Our website www.u3ahadrianswall.co.uk/wordpress/ details the five years of research. There are articles on its purpose, how it was built, a history of the Northern conquest, the legions that came to Britain and the museums where many of the artefacts can be found. There are about 900 pictures and diagrams illustrating the Roman Empire‘s most heavily defended frontier.
The website is now the most comprehensive, illustrated, Wall Site on the Web and if published as a book would be larger than any book published about the Wall.
So far we have had nearly 10,000 visitors to the website from 91 counties, with 300 new visitors a month. Great care has had to be taken in compiling the information as the web is littered with “fake news”.
It’s generally believed that the Romans left Britain in the early fifth century and went back to Rome. Yes there were troop moved to the continent, but many stayed where they and their families had lived for generations, particularly in the Northern forts. The end of Roman rules was when the officials of a usurper emperor were thrown out in 410AD by the local “British Romans”. Very few of the occupying army throughout the whole 350 year occupation came from Rome or ever went there.
The wall is now of course a World Heritage site, 73 miles long, with further defences down the Cumbrian coast, alas without a visitors centre.
At Vindolanda, about 2 miles south of the centre section Wall, built over 30 years before the wall was built, was found the tablets. These are letters written on thin wooden tablets by ordinary citizens about ordinary life and considered Britain’s greatest archaeological treasure. Over 1000 have been found so far. A site that must be seen, but read our guides before you go.
Did you know?
Only 7% of the Wall has been excavated and some forts hardly look at.

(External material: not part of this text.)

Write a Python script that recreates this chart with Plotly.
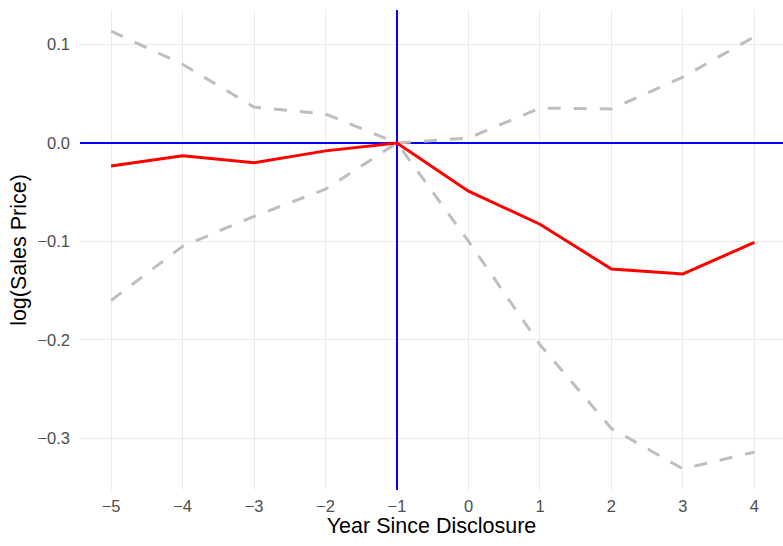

You may think that we must be finished, far from it. The Wall was built by three legions and manned by about 10,000 ancillary solders from a dozen counties access the empire, we need analysis this further. In settlements outside the forts lived the solders’ families along with people providing all services that the fort may need. We need to collate what is known, as we are talking of a population of between 30,000 and 50,000 including the two towns on the Wall at Carlisle and Corbridge.
In addition there is the road system, their religion, including temples and artefacts and a short biography of Emperor Hadrian, who never saw it built.